Answer:
An electric field is the field associated with a charged body, and it is the extension of the electric charge on the individual subatomic particles that make up the matter in that body. And imbalance in the charges will engender an electric field (an electrostatic field) on the object.
A magnetic field is created as a result of some type of uniform motions of charges. Take the electron, the basic "moving charge" we know so well. When an electron moves (or when any charge particle moves), it generates a magnetic field around its path of travel. Every time. All the time. It cannot be helped. And when electrons move in a conductor, and the conductor is wound around a ferromagnetic core, we create an electromagnetic. (The charges move in only one direction through the coil of an electromagnet.) In a permanent magnet, the ferromagnetic material is formed, and then heated and cooled, the heating and cooling done in the presence of a fixed magnetic field. That field will align magnetic domains (at the atomic level) in the wannabe magnets, and that alignment will be greatly facilitated by heating. By maintaining the static magnetic through the cooling cycle, the magnetic domains that were aligned will then have been "trapped" in position by the cooling.
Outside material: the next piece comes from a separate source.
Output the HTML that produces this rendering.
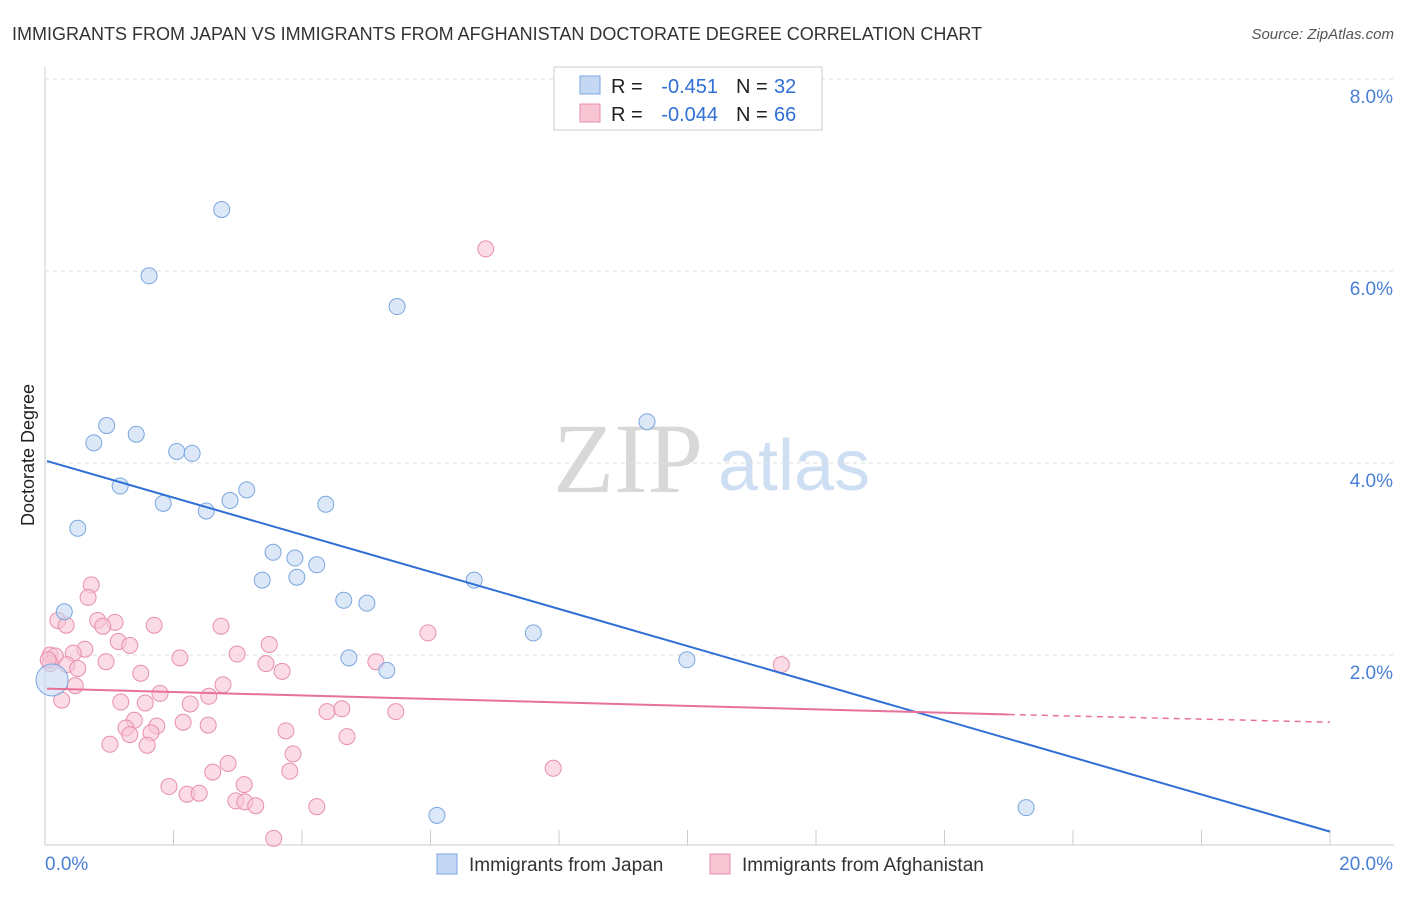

Both fields are said to be made up of lines of force.
Electric fields (electrostatic fields) can exist by themselves. Magnetic fields exist solely - repeating that - solely because they've been created by some sort of uniform motion of charges. One of the four fundamental forces of the universe is the electromagnetic force. Not the electric force. Not the magnetic force. The electromagnetic force. The two forces are linked in the most profound and fundamental way.
An electric field is a region around a charged object where the object's electric force is exerted on other charged objects.